§ PROBLEM: Starting at the line that contains "Generate a Python" and stopping at the line that contains "quarters = pd.period_range('2006Q2', '2024Q4', freq='Q')", return those lines exactly and nothing else. Both end lines count; pictures do not.

::::::

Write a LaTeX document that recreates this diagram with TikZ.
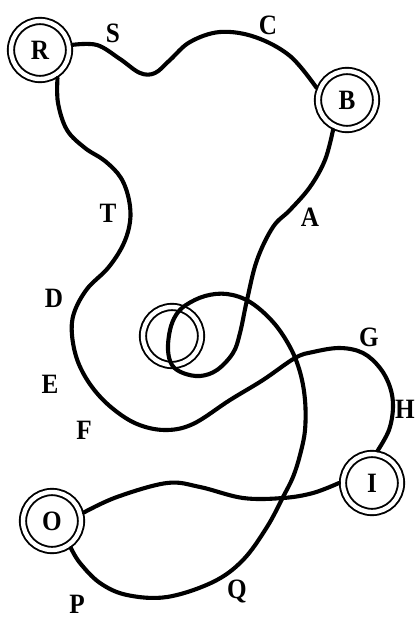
\documentclass[tikz,border=0pt]{standalone}
\usepackage{fontspec}
\usepackage{graphicx}
\setmainfont{Liberation Serif}
\newcommand{\lt}[1]{\scalebox{0.9}[1.0]{#1}}
\begin{document}
\begin{tikzpicture}[x=1pt,y=-1pt,
  st/.style={circle,draw,double,line width=1.9pt,double distance=4.4pt,minimum size=58pt,inner sep=0pt,outer sep=4pt,font=\fontsize{28}{28}\selectfont\bfseries},
  lbl/.style={font=\fontsize{28}{28}\selectfont\bfseries,inner sep=0pt},
  rd/.style={line width=4.1pt,line cap=round,line join=round}]
\useasboundingbox (0,0) rectangle (419,618);
\node[st] (R) at (40,50) {\lt{R}};
\node[st] (B) at (347,100) {\lt{B}};
\node[st] (M) at (172,336) {};
\node[st] (I) at (372,483) {\lt{I}};
\node[st] (O) at (52,521) {\lt{O}};
% R - S - C - B
\draw[rd] plot[smooth,tension=0.6] coordinates {(R.9) (97,45) (120,59) (140,73) (155,73) (170,60) (190,42) (220,32) (255,37) (290,56) (B.158)};
% R - T - D - E - F - G - H - I
\draw[rd] plot[smooth,tension=0.6] coordinates {(R.-58) (58,103) (67,130) (85,148) (105,161) (121,178) (129,200) (130,222) (123,245) (108,268) (87,289) (74,313) (72,335) (78,362) (92,387) (112,408) (137,424) (165,430) (193,424) (230,400) (263,380) (295,358) (313,352) (340,348) (363,353) (380,368) (390,387) (393,407) (389,430) (I.80)};
% B - A - loop - Q - P - O
\draw[rd] plot[smooth,tension=0.6] coordinates {(B.-115) (325,160) (310,187) (290,210) (273,227) (257,260) (247,300) (240,333) (233,353) (217,370) (200,376) (183,373) (172,365) (168,350) (170,330) (176,315) (186,305) (205,296) (227,294) (250,302) (273,322) (290,347) (300,372) (305,400) (305,430) (300,455) (293,477) (283,497) (267,527) (243,560) (213,582) (167,597) (127,595) (100,583) (80,563) (O.-55)};
% O - I
\draw[rd] plot[smooth,tension=0.6] coordinates {(O.15) (117,497) (167,483) (200,487) (243,498) (283,498) (313,493) (I.180)};
\node[lbl] (S) at (113,33) {\lt{S}};
\node[lbl] (C) at (268,25) {\lt{C}};
\node[lbl] (A) at (310,217) {\lt{A}};
\node[lbl] (T) at (108,213) {\lt{T}};
\node[lbl] (D) at (54,298) {\lt{D}};
\node[lbl] (E) at (50,384) {\lt{E}};
\node[lbl] (F) at (84,430) {\lt{F}};
\node[lbl] (G) at (369,337) {\lt{G}};
\node[lbl] (H) at (405,409) {\lt{H}};
\node[lbl] (P) at (77,604) {\lt{P}};
\node[lbl] (Q) at (237,591) {\lt{Q}};
\end{tikzpicture}
\end{document}
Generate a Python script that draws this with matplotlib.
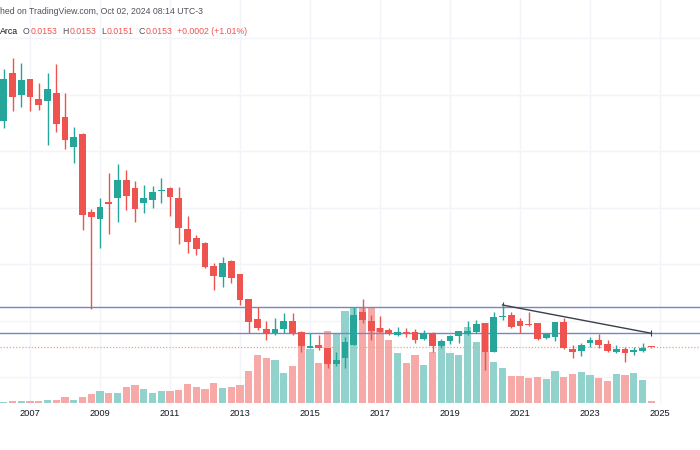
import matplotlib
matplotlib.use('Agg')
import matplotlib.pyplot as plt
import numpy as np
import pandas as pd

# quarterly candles, 2006Q2 .. 2024Q4
quarters = pd.period_range('2006Q2', '2024Q4', freq='Q')

opens = [0.05536, 0.06386, 0.05991,
         0.06269, 0.05915, 0.05885, 0.06032,
         0.05596, 0.05076, 0.05296, 0.03920,
         0.03791, 0.04103, 0.04163, 0.04487,
         0.04350, 0.04074, 0.04133, 0.04297,
         0.04350, 0.04177, 0.03614, 0.03455,
         0.03377, 0.02965, 0.02775, 0.03058,
         0.02818, 0.02372, 0.02027, 0.01844,
         0.01773, 0.01850, 0.01996, 0.01802,
         0.01513, 0.01566, 0.01519, 0.01230,
         0.01331, 0.01566, 0.02156, 0.01996,
         0.01862, 0.01832, 0.01743, 0.01791,
         0.01802, 0.01667, 0.01773, 0.01549,
         0.01642, 0.01731, 0.01758, 0.01802,
         0.01950, 0.01448, 0.02057, 0.02092,
         0.01991, 0.01943, 0.01950, 0.01685,
         0.01713, 0.01973, 0.01496, 0.01465,
         0.01607, 0.01655, 0.01584, 0.01437,
         0.01501, 0.01448, 0.01465, 0.01532]
highs = [0.06446, 0.06641, 0.06552,
         0.06274, 0.06209, 0.06375, 0.06535,
         0.06032, 0.05430, 0.05310, 0.03968,
         0.04163, 0.04619, 0.04766, 0.04669,
         0.04469, 0.04398, 0.04389, 0.04531,
         0.04363, 0.04359, 0.03850, 0.03513,
         0.03381, 0.03012, 0.03119, 0.03062,
         0.02822, 0.02376, 0.02244, 0.01991,
         0.02039, 0.02127, 0.02127, 0.01806,
         0.01773, 0.01743, 0.01522, 0.01437,
         0.01703, 0.02244, 0.02375, 0.02097,
         0.02080, 0.01862, 0.01890, 0.01873,
         0.01844, 0.01832, 0.01802, 0.01673,
         0.01743, 0.01814, 0.01991, 0.02009,
         0.01954, 0.02145, 0.02274, 0.02156,
         0.02039, 0.02145, 0.01954, 0.01784,
         0.01982, 0.02039, 0.01566, 0.01596,
         0.01713, 0.01761, 0.01655, 0.01566,
         0.01536, 0.01526, 0.01607, 0.01533]
lows = [0.05402, 0.05708, 0.05784,
        0.05713, 0.05726, 0.05106, 0.05342,
        0.05030, 0.04782, 0.03602, 0.02198,
        0.03289, 0.03526, 0.03749, 0.03950,
        0.03749, 0.03903, 0.03996, 0.04071,
        0.03855, 0.03354, 0.03200, 0.03159,
        0.02924, 0.02540, 0.02588, 0.02658,
        0.02274, 0.01784, 0.01832, 0.01655,
        0.01743, 0.01773, 0.01743, 0.01448,
        0.01508, 0.01478, 0.01154, 0.01195,
        0.01154, 0.01562, 0.01950, 0.01655,
        0.01773, 0.01743, 0.01726, 0.01713,
        0.01596, 0.01655, 0.01448, 0.01508,
        0.01584, 0.01596, 0.01743, 0.01773,
        0.01124, 0.01444, 0.02009, 0.01862,
        0.01784, 0.01908, 0.01655, 0.01667,
        0.01642, 0.01500, 0.01331, 0.01377,
        0.01536, 0.01508, 0.01437, 0.01419,
        0.01271, 0.01389, 0.01448, 0.01512]
closes = [0.06269, 0.05950, 0.06257,
          0.05950, 0.05814, 0.06092, 0.05478,
          0.05195, 0.05242, 0.03867, 0.03837,
          0.04004, 0.04067, 0.04487, 0.04204,
          0.03982, 0.04177, 0.04278, 0.04310,
          0.04186, 0.03632, 0.03395, 0.03265,
          0.02952, 0.02793, 0.03023, 0.02758,
          0.02363, 0.01979, 0.01873, 0.01756,
          0.01844, 0.01991, 0.01773, 0.01549,
          0.01549, 0.01513, 0.01225, 0.01301,
          0.01625, 0.02097, 0.02009, 0.01814,
          0.01791, 0.01761, 0.01796, 0.01773,
          0.01655, 0.01784, 0.01549, 0.01637,
          0.01731, 0.01814, 0.01818, 0.01933,
          0.01448, 0.02067, 0.02085, 0.01890,
          0.01908, 0.01926, 0.01667, 0.01756,
          0.01979, 0.01508, 0.01437, 0.01566,
          0.01655, 0.01566, 0.01460, 0.01501,
          0.01419, 0.01478, 0.01519, 0.01530]
# volume, millions
volumes = [0.8, 1.2, 1.5,
           1.8, 1.8, 2.8, 2.8,
           5.2, 2.8, 5.8, 8.5,
           11.5, 9.2, 9.8, 15.8,
           17.5, 13.8, 9.8, 11.8,
           11.2, 12.5, 18.5, 15.2,
           13.8, 19.2, 14.2, 15.2,
           17.5, 31.5, 47.2, 44.2,
           42.5, 29.8, 36.5, 70.8,
           53.5, 39.2, 71.5, 69.2,
           91.8, 94.5, 96.0, 95.2,
           74.2, 62.5, 49.2, 39.2,
           47.5, 37.5, 50.8, 57.0,
           49.8, 47.5, 76.0, 60.8,
           79.2, 40.5, 34.8, 26.8,
           26.5, 24.2, 25.2, 23.5,
           31.5, 25.8, 28.5, 30.8,
           27.5, 24.2, 21.5, 28.5,
           27.5, 29.2, 22.5, 1.5]

levels = [0.02234, 0.01774]
trend_q = ['2020Q3', '2024Q4']
trend_p = [0.02274, 0.01774]
last_price = 0.0153

year_ticks = list(range(2007, 2026, 2))
price_grid = [0.01, 0.02, 0.03, 0.04, 0.05, 0.06, 0.07]

UP, DOWN = '#26a69a', '#ef5350'
UP_VOL, DOWN_VOL = '#92d2cc', '#f7a9a7'


def qx(q):
    return q.year + (q.quarter - 1) / 4


x = np.array([qx(q) for q in quarters])
o, h, l, c = map(np.array, (opens, highs, lows, closes))
up = c >= o

fig = plt.figure(figsize=(7, 4.5), dpi=100)
rect = [0, 47.5 / 450, 1, 402.5 / 450]
xlim = (2007 - 30 / 35, 2007 + 670 / 35)
ylim = (0.005487, 0.076726)

# background grid
ax_bg = fig.add_axes(rect)
ax_bg.set_xlim(*xlim)
ax_bg.set_ylim(*ylim)
for yr in year_ticks:
    ax_bg.axvline(yr, color='#f2f4f9', lw=1)
for p in price_grid:
    ax_bg.axhline(p, color='#f2f4f9', lw=1)
ax_bg.axis('off')

# volume
ax_v = fig.add_axes(rect)
ax_v.patch.set_visible(False)
ax_v.bar(x, volumes, width=0.21, color=np.where(up, UP_VOL, DOWN_VOL), linewidth=0)
ax_v.set_xlim(*xlim)
ax_v.set_ylim(0, 402.5)
ax_v.axis('off')

# price
ax = fig.add_axes(rect)
ax.patch.set_visible(False)
ax.set_xlim(*xlim)
ax.set_ylim(*ylim)

for lv in levels:
    ax.axhline(lv, color='#7489c4', lw=1, zorder=2)
ax.axhline(last_price, color='#f0a27f', lw=0.9, ls=(0, (1, 1.5)), zorder=2)

tx = [qx(pd.Period(q, freq='Q')) for q in trend_q]
ax.plot(tx, trend_p, color='#3b3f4a', lw=1, zorder=3)
ax.plot(tx, trend_p, ls='none', marker='|', ms=4, mew=0.8, color='#3b3f4a', zorder=3)

colors = np.where(up, UP, DOWN)
ax.vlines(x, l, h, colors=colors, lw=1, zorder=4)
body_lo = np.minimum(o, c)
body_h = np.maximum(np.abs(c - o), 0.00012)
ax.bar(x, body_h, bottom=body_lo, width=0.186, color=colors, linewidth=0, zorder=5)

ax.set_xticks(year_ticks)
ax.set_xticklabels([str(y) for y in year_ticks])
ax.set_yticks([])
ax.tick_params(axis='x', length=0, pad=5, labelsize=6.7, labelcolor='#131722')
for lab in ax.get_xticklabels():
    lab.set_family('Liberation Sans')
for s in ax.spines.values():
    s.set_visible(False)

# header
font = dict(family='Liberation Sans', fontsize=6.3)
fig.text(0.0, 1 - 11 / 450, 'hed on TradingView.com, Oct 02, 2024 08:14 UTC-3',
         color='#50535e', va='center', ha='left', **font)
parts = [('Arca', '#131722', 0), ('O', '#50535e', 3.5), ('0.0153', DOWN, 0.5),
         ('H', '#50535e', 3.5), ('0.0153', DOWN, 0.5), ('L', '#50535e', 3.5),
         ('0.0151', DOWN, 0.5), ('C', '#50535e', 3.5), ('0.0153', DOWN, 0.5),
         ('+0.0002 (+1.01%)', DOWN, 3.5)]
prev = fig.text(0.0, 1 - 31 / 450, parts[0][0], color=parts[0][1],
                va='center', ha='left', **font)
for s, col, gap in parts[1:]:
    prev = ax.annotate(s, xy=(1, 0.5), xycoords=prev, xytext=(gap, 0),
                       textcoords='offset points', va='center', ha='left',
                       color=col, annotation_clip=False, **font)

fig.savefig('out.png', dpi=100)
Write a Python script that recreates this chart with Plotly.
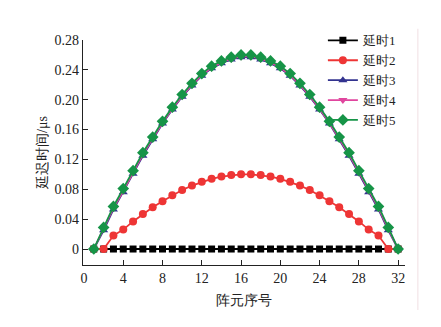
import plotly.graph_objects as go

# element index 1..32
elements = list(range(1, 33))

half1 = [0.0] * 16
half2 = [0.0, 0.0, 0.018, 0.026, 0.037, 0.047, 0.056, 0.064, 0.072, 0.079,
         0.085, 0.090, 0.094, 0.097, 0.099, 0.100]
half3 = [0.0, 0.025, 0.053, 0.076, 0.101, 0.125, 0.147, 0.168, 0.187, 0.204,
         0.219, 0.232, 0.242, 0.249, 0.254, 0.257]
half4 = [0.0, 0.027, 0.055, 0.078, 0.103, 0.127, 0.148, 0.169, 0.188, 0.205,
         0.220, 0.233, 0.243, 0.250, 0.255, 0.258]
half5 = [0.0, 0.029, 0.057, 0.081, 0.105, 0.129, 0.150, 0.171, 0.190, 0.207,
         0.222, 0.235, 0.245, 0.252, 0.257, 0.260]

# symmetric aperture: second half mirrors the first
delay1 = half1 + half1[::-1]
delay2 = half2 + half2[::-1]
delay3 = half3 + half3[::-1]
delay4 = half4 + half4[::-1]
delay5 = half5 + half5[::-1]

names = ["延时1", "延时2", "延时3", "延时4", "延时5"]
series = [delay1, delay2, delay3, delay4, delay5]
colors = ["#000000", "#ee3535", "#33338f", "#e0459e", "#169447"]
symbols = ["square", "circle", "triangle-up", "triangle-down", "diamond"]
sizes = [7, 8, 8, 8, 9]

xticks = [0, 4, 8, 12, 16, 20, 24, 28, 32]
yticks = [0, 0.04, 0.08, 0.12, 0.16, 0.20, 0.24, 0.28]
ytext = ["0", "0.04", "0.08", "0.12", "0.16", "0.20", "0.24", "0.28"]

FONT = "Liberation Serif"

fig = go.Figure()
for n, y, c, s, sz in zip(names, series, colors, symbols, sizes):
    fig.add_trace(go.Scatter(
        x=elements, y=y, name=n, mode="lines+markers",
        line=dict(color=c, width=1.8),
        marker=dict(symbol=s, size=sz, color=c, line=dict(width=0)),
    ))

fig.update_layout(
    width=441, height=327,
    margin=dict(l=83, r=36, t=40, b=62),
    paper_bgcolor="white", plot_bgcolor="white",
    font=dict(family=FONT, size=14, color="#222"),
    showlegend=True,
    legend=dict(
        x=0.745, y=1.065, xanchor="left", yanchor="top",
        bgcolor="rgba(0,0,0,0)", font=dict(size=13),
        itemwidth=30, tracegroupgap=0,
    ),
    xaxis=dict(
        range=[-0.1, 32.7], tickmode="array", tickvals=xticks,
        showline=True, linecolor="#222", linewidth=1.2,
        ticks="inside", ticklen=5, tickcolor="#222",
        showgrid=False, zeroline=False, mirror=False,
        title=dict(text="阵元序号", standoff=10, font=dict(size=14)),
    ),
    yaxis=dict(
        range=[-0.0214, 0.28], tickmode="array", tickvals=yticks, ticktext=ytext,
        showline=True, linecolor="#222", linewidth=1.2,
        ticks="inside", ticklen=5, tickcolor="#222",
        showgrid=False, zeroline=False, mirror=False,
        title=dict(text="延迟时间/μs", standoff=3, font=dict(size=14)),
    ),
    shapes=[dict(type="line", xref="paper", yref="paper",
                 x0=1.04, x1=1.04, y0=-0.2, y1=1.05,
                 line=dict(color="#f0dfe3", width=1))],
)

fig.write_html("out.html")
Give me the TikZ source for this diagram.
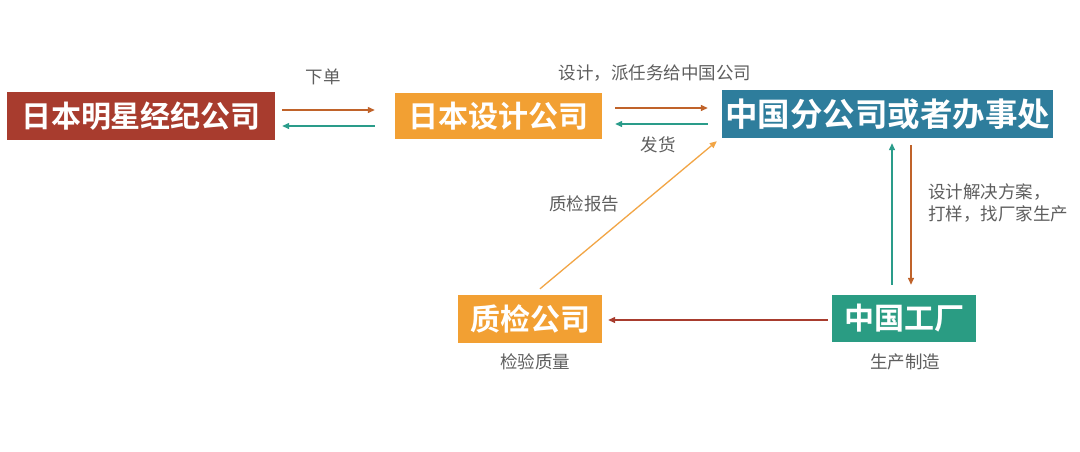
\documentclass[tikz,border=0pt]{standalone}
\usepackage{fontspec}
\setmainfont{Noto Sans CJK SC}
\newfontfamily\cjkbold{Noto Sans CJK SC Bold}
\usetikzlibrary{arrows.meta}
\definecolor{cred}{HTML}{A83C2E}
\definecolor{corange}{HTML}{F2A033}
\definecolor{cblue}{HTML}{2E7D9C}
\definecolor{cteal}{HTML}{2A9C83}
\definecolor{abrown}{HTML}{C0632A}
\definecolor{ateal}{HTML}{2A9C8A}
\definecolor{ared}{HTML}{A83C2E}
\definecolor{aorange}{HTML}{F2A545}
\definecolor{lbl}{HTML}{5E5E5E}
\tikzset{
  boxnode/.style={inner sep=0pt, text=white, font=\cjkbold\fontsize{30}{30}\selectfont},
  lblnode/.style={inner sep=0pt, text=lbl, font=\fontsize{17.5}{22}\selectfont},
  conn/.style={line width=1.3pt, -{Triangle[length=7pt,width=6pt]}}
}
\begin{document}
\begin{tikzpicture}[x=1pt,y=-1pt]
\useasboundingbox[fill=white] (0,0) rectangle (1080,451);
\node[boxnode, fill=cred, minimum width=268pt, minimum height=48pt] (b1) at (141,116) {日本明星经纪公司};
\node[boxnode, fill=corange, minimum width=207pt, minimum height=46pt] (b2) at (498.5,116) {日本设计公司};
\node[boxnode, fill=cblue, minimum width=331pt, minimum height=48pt, font=\cjkbold\fontsize{32.5}{32}\selectfont] (b3) at (887.5,114) {中国分公司或者办事处};
\node[boxnode, fill=corange, minimum width=144pt, minimum height=48pt] (b4) at (530,319) {质检公司};
\node[boxnode, fill=cteal, minimum width=144pt, minimum height=47pt] (b5) at (904,318.5) {中国工厂};

% b1 <-> b2
\draw[conn, abrown] ([xshift=7pt,yshift=6pt]b1.east) -- ([xshift=-20pt,yshift=6pt]b2.west);
\draw[conn, ateal] ([xshift=-20pt,yshift=-10pt]b2.west) -- ([xshift=7pt,yshift=-10pt]b1.east);
% b2 <-> b3
\draw[conn, abrown] ([xshift=13pt,yshift=8pt]b2.east) -- ([xshift=-14pt,yshift=6pt]b3.west);
\draw[conn, ateal] ([xshift=-14pt,yshift=-10pt]b3.west) -- ([xshift=13pt,yshift=-8pt]b2.east);
% b3 <-> b5
\draw[conn, ateal] ([xshift=-12pt,yshift=10pt]b5.north) -- ([xshift=4.5pt,yshift=-5pt]b3.south);
\draw[conn, abrown] ([xshift=23.5pt,yshift=-7pt]b3.south) -- ([xshift=7pt,yshift=10pt]b5.north);
% b5 -> b4
\draw[conn, ared] ([xshift=-4pt,yshift=-1.5pt]b5.west) -- ([xshift=6pt,yshift=-1pt]b4.east);
% b4 -> b3
\draw[conn, aorange] ([xshift=10pt,yshift=6pt]b4.north) -- ([xshift=-5pt,yshift=-3pt]b3.south west);

\node[lblnode] (l1) at (323,77) {下单};
\node[lblnode] (l2) at (655,73) {设计，派任务给中国公司};
\node[lblnode] (l3) at (658,145) {发货};
\node[lblnode] (l4) at (584,204) {质检报告};
\node[lblnode, anchor=west, align=left] (l5) at (928,203) {设计解决方案，\\打样，找厂家生产};
\node[lblnode] (l6) at (535,362) {检验质量};
\node[lblnode] (l7) at (905,362) {生产制造};
\end{tikzpicture}
\end{document}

::::::

§ THE COMPLETED TASK:
Generate a Python script that draws this with matplotlib.
import matplotlib
matplotlib.use('Agg')
import matplotlib.pyplot as plt
import numpy as np
import pandas as pd

# quarterly candles, 2006Q2 .. 2024Q4
quarters = pd.period_range('2006Q2', '2024Q4', freq='Q')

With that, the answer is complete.